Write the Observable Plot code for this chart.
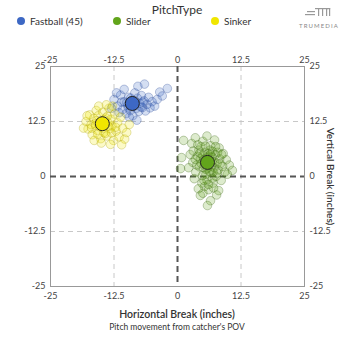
<!DOCTYPE html>
<html>
<head>
<meta charset="utf-8">
<script src="https://cdn.jsdelivr.net/npm/d3@7"></script>
<script src="https://cdn.jsdelivr.net/npm/@observablehq/plot@0.6"></script>
<style>
  html, body { margin: 0; padding: 0; background: #fff; }
  body { width: 354px; height: 354px; position: relative; overflow: hidden; font-family: Lato, "Open Sans", sans-serif; }
</style>
</head>
<body>
<script>
// ---- data ----
const types = ["Fastball", "Slider", "Sinker"];
const legendLabels = ["Fastball (45)", "Slider", "Sinker"];
const typeColors = ["#3d68c4", "#62a51b", "#f0e600"];
const typeStroke = ["#2a4a96", "#355f0c", "#a8a000"];
const axisTicks = [-25, -12.5, 0, 12.5, 25];

const fastball = [[-12.5,17.5],[-11.8,16.0],[-11.2,18.5],[-10.8,15.2],[-10.5,17.0],[-10.1,14.3],[-9.8,16.2],[-9.6,18.0],[-9.3,15.0],[-9.0,17.3],[-8.8,13.8],[-8.6,16.0],[-8.4,19.0],[-8.1,15.5],[-7.9,17.8],[-7.6,14.8],[-7.4,16.6],[-7.1,18.4],[-6.9,15.7],[-6.6,17.2],[-6.3,14.9],[-6.0,16.4],[-5.7,18.0],[-5.4,15.6],[-5.0,17.0],[-4.5,16.0],[-4.0,17.5],[-3.5,19.2],[-2.0,20.0],[-3.0,18.3],[-6.5,21.0],[-7.8,20.5],[-10.5,19.8],[-12.0,19.0],[-13.0,15.5],[-11.5,14.5],[-9.5,13.5],[-8.0,12.8],[-10.0,16.8],[-9.2,17.8],[-7.2,15.8],[-8.3,17.1],[-9.7,15.6],[-6.8,16.9],[-11.0,16.9]];

const sinker = [[-18.0,12.5],[-17.6,10.8],[-17.3,14.0],[-17.0,11.8],[-16.8,9.5],[-16.5,13.2],[-16.2,12.0],[-16.0,15.0],[-15.8,10.5],[-15.6,13.8],[-15.3,11.3],[-15.1,8.6],[-14.9,12.6],[-14.7,14.6],[-14.5,10.0],[-14.3,11.8],[-14.1,13.3],[-13.9,9.2],[-13.7,12.3],[-13.5,15.5],[-13.3,10.9],[-13.1,13.0],[-12.9,11.5],[-12.6,8.2],[-12.4,14.2],[-12.1,10.3],[-11.8,12.2],[-11.5,9.0],[-11.2,13.5],[-10.8,11.0],[-10.4,8.5],[-10.0,10.0],[-9.5,11.8],[-17.8,13.8],[-16.4,8.2],[-15.5,16.0],[-14.0,16.3],[-12.8,16.0],[-18.5,11.0],[-13.2,7.3],[-15.0,7.6],[-11.0,7.2],[-14.6,11.0],[-15.9,12.7],[-13.8,13.7],[-12.2,11.2],[-16.9,11.0],[-14.2,9.8],[-15.2,12.1],[-14.4,12.9],[-13.6,11.4],[-16.1,11.6],[-15.7,9.6],[-13.0,9.9]];

const slider = [[1.2,8.2],[0.8,4.3],[0.6,1.8],[10.8,1.4],[8.1,-3.2],[6.5,-5.5],[5.9,-6.6],[4.5,-4.3],[2.8,7.5],[3.5,8.8],[4.2,6.0],[5.0,8.0],[5.8,9.2],[6.5,7.0],[7.3,8.3],[8.2,6.5],[9.0,5.2],[9.6,3.8],[10.2,2.6],[9.8,0.5],[2.5,5.0],[3.0,3.2],[3.6,1.0],[3.9,4.6],[4.3,2.2],[4.6,6.8],[4.9,0.2],[5.2,3.9],[5.4,5.5],[5.6,1.6],[5.8,-0.8],[6.0,2.8],[6.2,4.6],[6.4,6.0],[6.6,0.9],[6.8,3.5],[7.0,-1.5],[7.2,2.0],[7.4,4.9],[7.6,0.0],[7.8,3.0],[8.0,1.5],[8.3,4.0],[8.6,-0.9],[8.9,2.3],[5.3,-2.3],[6.1,-3.0],[7.1,-2.6],[4.8,-1.5],[3.3,-0.5],[4.0,7.2],[5.5,6.9],[6.9,5.7],[7.9,5.5],[2.2,2.0],[3.1,5.8],[4.5,4.0],[5.1,2.0],[6.3,1.2],[7.5,6.8],[8.7,5.0],[9.3,1.0],[5.7,4.2],[6.7,2.4],[4.1,-2.8],[5.0,-3.8],[7.7,-4.2],[3.8,2.6],[6.0,5.2],[7.0,1.0],[5.4,3.1],[6.2,3.6],[5.0,4.8],[6.8,4.4],[5.9,1.9],[4.7,2.9],[7.3,3.3],[6.5,5.0],[5.6,0.5],[4.4,5.3],[6.9,-0.4],[5.2,-0.9],[6.1,-1.8],[7.8,0.8],[8.4,2.9],[3.5,3.9]];

const meanX = [-8.9, 5.9, -14.8];
const meanY = [16.6, 3.2, 12.0];

// ---- build ----
const pts = [];
[fastball, slider, sinker].forEach((arr, i) => arr.forEach(([x, y]) => pts.push({type: types[i], x, y})));
const means = types.map((t, i) => ({type: t, x: meanX[i], y: meanY[i]}));

function addDiv(css, html) {
  const d = document.createElement("div");
  d.style.cssText = "position:absolute;" + css;
  d.innerHTML = html;
  document.body.appendChild(d);
  return d;
}

// legend
addDiv("left:0;width:354px;top:3px;text-align:center;font-size:12px;line-height:14px;color:#333;", "PitchType");
const legX = [17, 113, 211];
legendLabels.forEach((lab, i) => {
  addDiv(`left:${legX[i]}px;top:15px;font-size:10px;line-height:12px;color:#333;display:flex;align-items:center;`,
    `<span style="display:inline-block;width:8px;height:8px;border-radius:50%;margin-right:5px;background:${typeColors[i]}"></span>${lab}`);
});
// logo
addDiv("left:296px;top:3px;", `<svg width="50" height="28">
  <g fill="#999">
   <rect x="11" y="8" width="8" height="1.2"/><rect x="9" y="11" width="10" height="1.2"/>
   <rect x="19" y="5" width="13" height="1.2"/><rect x="22" y="5" width="1.2" height="8"/>
   <rect x="26" y="5" width="1.2" height="8"/><rect x="30" y="5" width="1.2" height="8"/>
   <rect x="33" y="5" width="1.2" height="8"/><rect x="30" y="5" width="4.2" height="1.2"/>
  </g>
  <text x="23" y="25" text-anchor="middle" font-size="6" letter-spacing="1.1" fill="#888" font-family="Lato, sans-serif">TRUMEDIA</text>
</svg>`);

const fmt = d => String(d);
const plot = Plot.plot({
  width: 354,
  height: 276,
  marginLeft: 50,
  marginRight: 50,
  marginTop: 36,
  marginBottom: 20,
  style: {fontFamily: "Lato, sans-serif", fontSize: "9px", color: "#444", background: "transparent", overflow: "visible"},
  x: {domain: [-25, 25]},
  y: {domain: [-25, 25]},
  color: {domain: types, range: typeColors, legend: false},
  marks: [
    Plot.gridX(axisTicks.filter(d => d !== 0), {stroke: "#c8c8c8", strokeOpacity: 1, strokeDasharray: "5,4"}),
    Plot.gridY(axisTicks.filter(d => d !== 0), {stroke: "#c8c8c8", strokeOpacity: 1, strokeDasharray: "5,4"}),
    Plot.frame({stroke: "#999"}),
    Plot.ruleX([0], {stroke: "#555", strokeWidth: 2, strokeDasharray: "6,4"}),
    Plot.ruleY([0], {stroke: "#555", strokeWidth: 2, strokeDasharray: "6,4"}),
    Plot.dot(pts, {x: "x", y: "y", r: 4.3, fill: "type", fillOpacity: 0.22,
      stroke: d => typeStroke[types.indexOf(d.type)], strokeOpacity: 0.3, strokeWidth: 1}),
    Plot.dot(means, {x: "x", y: "y", r: 7, fill: "type", stroke: "#222", strokeWidth: 1}),
    Plot.axisX(axisTicks, {anchor: "top", tickSize: 0, tickPadding: 4, tickFormat: fmt, label: null}),
    Plot.axisX(axisTicks, {anchor: "bottom", tickSize: 0, tickPadding: 6, tickFormat: fmt, label: null}),
    Plot.axisY(axisTicks, {anchor: "left", tickSize: 0, tickPadding: 5, tickFormat: fmt, label: null}),
    Plot.axisY(axisTicks, {anchor: "right", tickSize: 0, tickPadding: 5, tickFormat: fmt, label: null}),
    Plot.text(["Vertical Break (inches)"], {frameAnchor: "right", textAnchor: "middle", dx: 26, rotate: 90, fontSize: 10, fontWeight: 600, fill: "#333"})
  ]
});
plot.style.position = "absolute";
plot.style.left = "0px";
plot.style.top = "30px";
document.body.appendChild(plot);

addDiv("left:0;width:354px;top:308px;text-align:center;font-size:10.5px;line-height:13px;color:#333;font-weight:600;", "Horizontal Break (inches)");
addDiv("left:0;width:354px;top:322px;text-align:center;font-size:8.5px;line-height:10px;color:#333;", "Pitch movement from catcher's POV");
</script>
</body>
</html>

§ **Exercise goal**
Everything from the first line to the line with "const axisTicks = [-25, -12.5, 0, 12.5, 25];" must be repeated exactly, and nothing else. Leave the pictures out.

§ **Final result**
Write the Observable Plot code for this chart.
<!DOCTYPE html>
<html>
<head>
<meta charset="utf-8">
<script src="https://cdn.jsdelivr.net/npm/d3@7"></script>
<script src="https://cdn.jsdelivr.net/npm/@observablehq/plot@0.6"></script>
<style>
  html, body { margin: 0; padding: 0; background: #fff; }
  body { width: 354px; height: 354px; position: relative; overflow: hidden; font-family: Lato, "Open Sans", sans-serif; }
</style>
</head>
<body>
<script>
// ---- data ----
const types = ["Fastball", "Slider", "Sinker"];
const legendLabels = ["Fastball (45)", "Slider", "Sinker"];
const typeColors = ["#3d68c4", "#62a51b", "#f0e600"];
const typeStroke = ["#2a4a96", "#355f0c", "#a8a000"];
const axisTicks = [-25, -12.5, 0, 12.5, 25];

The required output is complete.